You can read the court’s opinion, which is lengthy and rather technical, here. I am not an expert in this area of the law, but to me the decision seems plausible, and likely correct. It was a 3-0 decision, so there was no dissent–something that is useful in assessing the strength of nearly any court decision. The court points out that it would clearly be unconstitutional for Congress to delegate all of its authority over tariffs to the executive branch. So the question is, what is the scope of Congress’s statutory delegation, and does it cover the tariffs Trump has imposed?

This is not a case where the Democrats have shopped for a partisan judge to obtain a political but legally indefensible order. The three International Trade judges who decided the case are quite distinguished, and they include one Obama appointee, one Trump appointee, and one Reagan appointee.

This case will be fought out in the courts for some time to come.

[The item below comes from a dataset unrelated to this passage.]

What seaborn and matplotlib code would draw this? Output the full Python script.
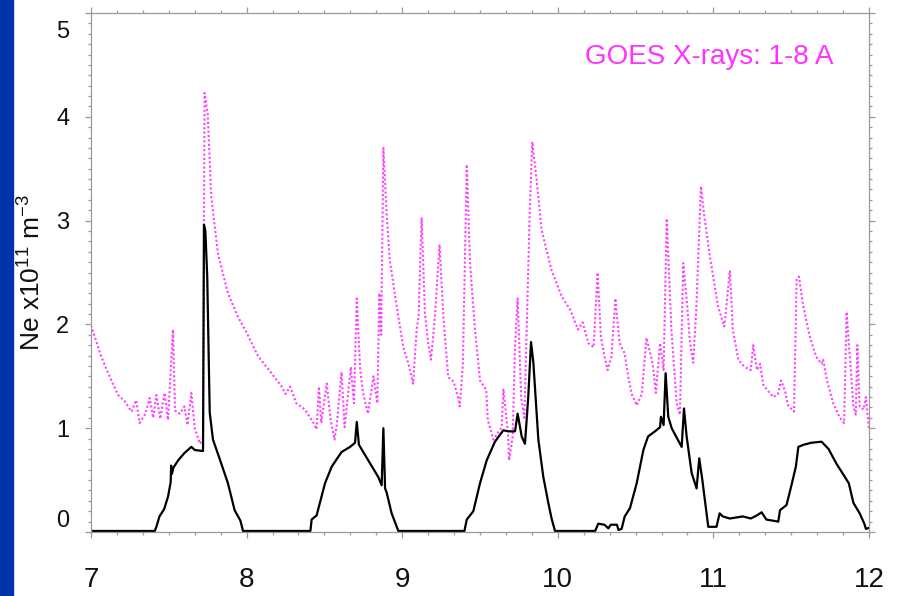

It is notable that the stock markets barely reacted at all to the Court of International Trade’s ruling. That suggests that investors understand that we have a long way to go in the judicial process, and perhaps the anxiety over trade that drove market gyrations a couple of months ago was overblown.

At the moment, the administration is in the midst of negotiating new trade deals with many foreign nations. Trump’s tariffs were intended mostly to give him a starting point for negotiations. The most practical impact of the Court of International Trade Court’s ruling is that it weakens Trump’s hand in those negotiations. But perhaps foreign governments, like stock market investors, will not over-react to a single court decision, whether it is well-founded or not.